Enfin, pour Emmanuel Faber, président de l'ISSB (International Sustainability Standards Board) : « dans le système comptable actuel, nous ne comptons pas tout ce qui compte, et pas dans les bons horizons. Le projet, en matérialité économique, de l'ISSB consiste à éclairer les informations sur la totalité des chaînes de valeur à court, moyen et long terme. Les actifs échoués apparaîtront car nous demandons, comme le fait la directive CSRD, que les impacts de ces éléments sur les comptes financiers d'aujourd'hui et de demain soient clarifiés. Les intangibles représentent la plus grande partie des bilans des grandes entreprises, notamment cotées, à commencer par les survaleurs des acquisitions, sur lesquelles les entreprises font des paris à très long terme. Les entreprises ne sont donc pas incapables de regarder le long terme ; elles sont incapables d'intégrer les scénarios climat dans un dispositif stratégique qui les amènerait à réviser la valeur des actifs qu'elles ont comptabilisés ».
* 35 Les normes IFRS sont un référentiel comptable, un ensemble de normes (règles) définissant les méthodes de comptabilisation, produit par le Bureau international des normes comptables (International Accounting Standards Board, IASB). Depuis 2005 les IFRS sont applicables aux sociétés cotées sur un marché européen.

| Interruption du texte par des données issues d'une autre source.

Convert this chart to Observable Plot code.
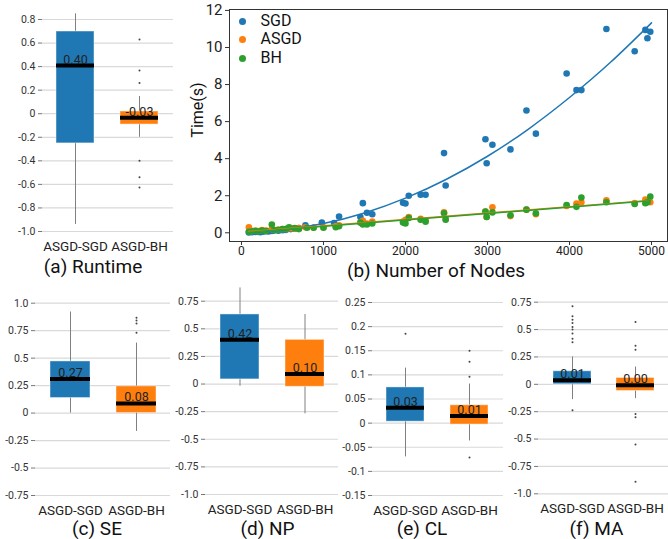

* 36 « Se soumettre aux Anglo-Saxons pour les données environnementales des entreprises est une erreur », Alain Grandjean, Jean-Marc Jancovici et Laurent Morel, Le Monde, 30 juin 2022.
* 37 « Il s'agit de savoir si l'entreprise veut contribuer à la stabilisation du monde et éviter ses dérives chaotiques, ou si elle veut continuer à s'abriter derrière les défaillances du marché » Le Monde, 9 septembre 2022.
* 38 Recommandation n°7 du Rapport d'information n° 89 du 27 octobre 2022, « Faire de la RSE une ambition et un atout pour chaque entreprise ».